An angle bisector is the ray, line, or line segment which divides an angle into two congruent angles.

What are the Properties of Angle Bisector?

An angle bisector has two main properties:

• Any point on the bisector of an angle is equidistant from the sides of the angle.
• In a triangle, the angle bisector divides the opposite side in the ratio of the adjacent sides.

What is an Angle Bisector of a Triangle?

The angle bisector of a triangle drawn from any of the three vertices divides the opposite side in the ratio of the other two sides of the triangle. There can be three angle bisectors drawn in a triangle.

Does Angle Bisector Cut an Angle in Half?

Yes, an angle bisector divides the given angle into two equal angles.

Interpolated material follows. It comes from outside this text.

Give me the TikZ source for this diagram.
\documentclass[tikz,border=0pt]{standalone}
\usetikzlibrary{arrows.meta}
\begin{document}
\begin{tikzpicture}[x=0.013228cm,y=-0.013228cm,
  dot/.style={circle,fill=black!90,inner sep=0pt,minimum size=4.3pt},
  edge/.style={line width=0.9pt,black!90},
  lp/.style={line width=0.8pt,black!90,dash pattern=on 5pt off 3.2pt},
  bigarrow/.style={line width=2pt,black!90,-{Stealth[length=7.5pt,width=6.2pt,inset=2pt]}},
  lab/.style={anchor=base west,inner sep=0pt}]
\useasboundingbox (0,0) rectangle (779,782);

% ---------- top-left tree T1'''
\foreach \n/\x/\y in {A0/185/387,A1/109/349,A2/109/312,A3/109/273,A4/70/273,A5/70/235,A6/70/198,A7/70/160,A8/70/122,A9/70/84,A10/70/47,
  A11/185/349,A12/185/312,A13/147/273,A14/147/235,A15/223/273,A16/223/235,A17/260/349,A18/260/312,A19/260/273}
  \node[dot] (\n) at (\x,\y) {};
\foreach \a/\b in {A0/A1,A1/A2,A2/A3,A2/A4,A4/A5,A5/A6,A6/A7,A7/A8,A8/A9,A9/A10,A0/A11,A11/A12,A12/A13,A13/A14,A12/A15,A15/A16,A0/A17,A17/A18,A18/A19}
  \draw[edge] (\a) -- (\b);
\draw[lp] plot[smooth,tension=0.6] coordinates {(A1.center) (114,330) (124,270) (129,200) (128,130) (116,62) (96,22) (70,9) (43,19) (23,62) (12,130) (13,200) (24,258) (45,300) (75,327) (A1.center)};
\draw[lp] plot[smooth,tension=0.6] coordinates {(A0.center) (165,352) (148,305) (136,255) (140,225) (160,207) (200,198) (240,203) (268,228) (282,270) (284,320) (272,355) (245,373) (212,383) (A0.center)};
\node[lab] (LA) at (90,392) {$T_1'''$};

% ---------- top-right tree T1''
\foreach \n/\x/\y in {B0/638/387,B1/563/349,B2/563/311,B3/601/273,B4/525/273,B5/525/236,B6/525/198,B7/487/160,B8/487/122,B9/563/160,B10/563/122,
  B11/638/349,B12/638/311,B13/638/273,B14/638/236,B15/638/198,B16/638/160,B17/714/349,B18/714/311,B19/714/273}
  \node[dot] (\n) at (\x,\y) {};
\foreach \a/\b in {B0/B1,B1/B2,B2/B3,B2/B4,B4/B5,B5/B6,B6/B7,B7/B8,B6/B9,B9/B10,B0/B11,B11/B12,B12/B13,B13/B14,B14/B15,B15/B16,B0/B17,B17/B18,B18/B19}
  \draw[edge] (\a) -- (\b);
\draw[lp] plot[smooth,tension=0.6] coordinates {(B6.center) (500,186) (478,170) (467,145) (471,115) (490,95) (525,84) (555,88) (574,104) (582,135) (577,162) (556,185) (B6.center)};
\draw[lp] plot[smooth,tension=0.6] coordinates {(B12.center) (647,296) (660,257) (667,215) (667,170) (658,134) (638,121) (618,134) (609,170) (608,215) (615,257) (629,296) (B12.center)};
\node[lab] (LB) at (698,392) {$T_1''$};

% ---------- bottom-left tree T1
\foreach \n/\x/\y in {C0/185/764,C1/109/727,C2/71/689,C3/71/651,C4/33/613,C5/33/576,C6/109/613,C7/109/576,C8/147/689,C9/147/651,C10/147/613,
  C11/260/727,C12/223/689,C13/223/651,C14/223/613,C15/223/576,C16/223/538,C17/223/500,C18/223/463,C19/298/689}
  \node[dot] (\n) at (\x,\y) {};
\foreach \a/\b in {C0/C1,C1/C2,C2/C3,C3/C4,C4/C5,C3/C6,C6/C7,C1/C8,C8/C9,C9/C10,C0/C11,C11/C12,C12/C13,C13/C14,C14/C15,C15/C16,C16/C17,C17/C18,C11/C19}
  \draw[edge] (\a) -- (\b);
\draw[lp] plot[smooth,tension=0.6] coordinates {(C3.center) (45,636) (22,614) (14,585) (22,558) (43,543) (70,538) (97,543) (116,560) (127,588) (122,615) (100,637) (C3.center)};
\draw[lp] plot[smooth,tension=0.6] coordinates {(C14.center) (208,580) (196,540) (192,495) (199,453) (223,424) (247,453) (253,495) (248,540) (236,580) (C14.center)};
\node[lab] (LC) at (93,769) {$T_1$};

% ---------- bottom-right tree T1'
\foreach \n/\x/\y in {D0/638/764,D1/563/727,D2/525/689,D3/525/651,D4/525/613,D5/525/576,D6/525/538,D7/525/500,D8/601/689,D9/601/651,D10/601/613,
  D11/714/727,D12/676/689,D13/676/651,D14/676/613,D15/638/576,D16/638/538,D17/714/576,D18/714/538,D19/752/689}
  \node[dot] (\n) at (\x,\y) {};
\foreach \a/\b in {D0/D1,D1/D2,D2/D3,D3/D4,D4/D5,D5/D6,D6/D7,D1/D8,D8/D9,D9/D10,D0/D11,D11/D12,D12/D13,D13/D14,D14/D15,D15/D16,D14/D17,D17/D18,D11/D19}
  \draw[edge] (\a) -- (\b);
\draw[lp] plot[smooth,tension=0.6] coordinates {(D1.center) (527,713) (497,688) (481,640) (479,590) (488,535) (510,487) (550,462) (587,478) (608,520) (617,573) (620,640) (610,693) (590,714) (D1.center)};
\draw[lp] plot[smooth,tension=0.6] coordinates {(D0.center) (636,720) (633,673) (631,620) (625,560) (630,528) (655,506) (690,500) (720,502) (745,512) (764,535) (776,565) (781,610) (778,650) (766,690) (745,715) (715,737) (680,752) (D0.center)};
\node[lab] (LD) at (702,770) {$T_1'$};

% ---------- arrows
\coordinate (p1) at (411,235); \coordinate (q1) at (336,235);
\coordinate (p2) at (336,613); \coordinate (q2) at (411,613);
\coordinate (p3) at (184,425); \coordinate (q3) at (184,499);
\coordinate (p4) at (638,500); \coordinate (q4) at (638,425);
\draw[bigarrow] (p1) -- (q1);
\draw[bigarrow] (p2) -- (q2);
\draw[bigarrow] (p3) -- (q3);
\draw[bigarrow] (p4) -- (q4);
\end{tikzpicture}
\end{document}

In other words, we can say that the measure of each of these angles is half of the original angle.

How to Construct an Angle Bisector?

An angle bisector construction can be done by following the steps given below:

• Step 1: Take a compass and take any suitable width on it. Place its tip on the vertex of the angle and draw an arc touching the arms of the angle at two distinct points.
• Step 2: Keep the same width of the compass and draw arcs intersecting each other from each of those two points.
• Step 3: Draw a ray from the vertex of the angle to the point of intersection formed in the previous step.
• Step 4: That ray will be the required angle bisector of the given angle.

What is the Property of Angle Bisector of Triangle?

The property of the angle bisector of a triangle states that the angle bisector divides the opposite side of a triangle in the ratio of its adjacent sides.

Does the Angle Bisector go through the Midpoint?

It is not always true that an angle bisector goes through the midpoint of the opposite side. It divides the opposite side in proportion to the adjacent sides of the triangle.

Can an Angle have More Than One Angle Bisector?

No, an angle can have only one angle bisector. For example, if we bisect a 60° angle we will get two 30° angles as a result. This means 60° angle is divided into two equal angles (30° each). Hence, 60° angle can only be bisected once. Further, we can again bisect 30° angle into two equal angles as 15° each.